Xavier Escribà (Paris, 1969) studied at the Faculty of Fine Arts Sant Jordi of the University of Barcelona, and later at the Superior School of Fine Arts of Paris thanks to an Erasmus grant. It was in Paris where he began his artistic career and where he lived for more than ten years, until in 2005 he decided to settle with his family in the Empordà region.
In 1990 he had his first solo show at the Institut Français in Barcelona, which set off a period of great artistic production and recognition in the form of various national and international prizes, such as the Fénéon d’Arts Plàstiques de Paris Award, the Antoine Marin / Rencontres 2003 d’Arcueil Painting Prize and the IV Biennal d’Art, Fundació Casa de Cultura in Girona, amongst others.
It could be said that his work ties in with the French movement of the end of the 1960s known as Supports/Surfaces, which gave the same value to materials, the creative gesture and the finished work. In this regard, Escribà’s work is grounded on an idea that questions the canvas on the stretcher frame as the ideal support for all non-mural painting.

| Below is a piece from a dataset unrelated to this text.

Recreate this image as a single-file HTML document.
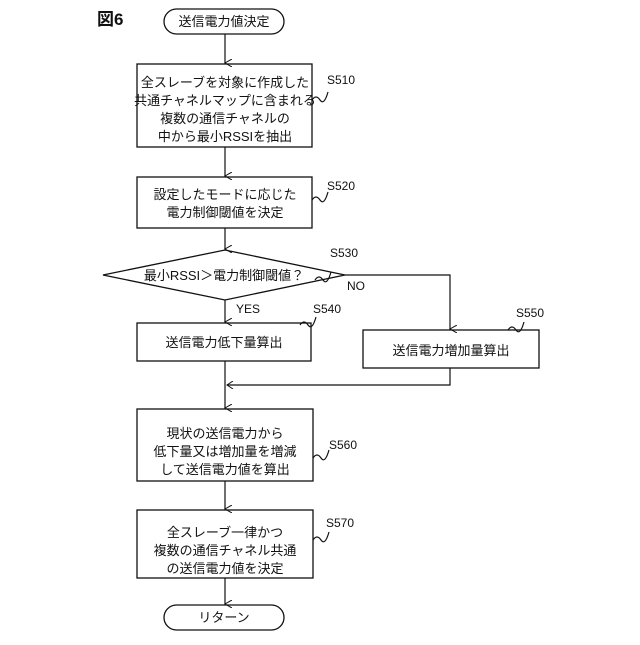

In this work painting has volume, but not in the sense of moving towards a more sculptural concept. Just the contrary: it confirms itself in the very notion of painting. It insists on a reflection of painting itself as the main feature in the work. The canvas, as a support, also takes on importance as part of a new paradigm, turning in upon itself, folding, being nailed, growing, fragmented, consolidating and overlaying itself, talking on a variety of volumes and appearances. All this is done with a luminous palette centred on the primary colours, once again responding to a quest for painting’s essence.
The exhibition presented here brings together a selection of Xavier Escribà’s work from the past 15 years, demonstrating the artist’s honesty in his approach to art. We see how Escribà’s work liberates painting from classical precepts like planimetry or its conception as a vehicle of expression, as well as the limits imposed by the frame and rectangular formats. In his painting the limits are placed in the viewer’s gaze. It should be emphasised that Escribà has continued to work with the same acrylic materials, which far from dragging him down have allowed him to explore their possibilities to the limit.
We thus propose an exhibition experience that invites us to be freed of previous convictions, presenting us with painting in the most essential sense of the concept, an exercise in sincerity in painting and the painter making it possible.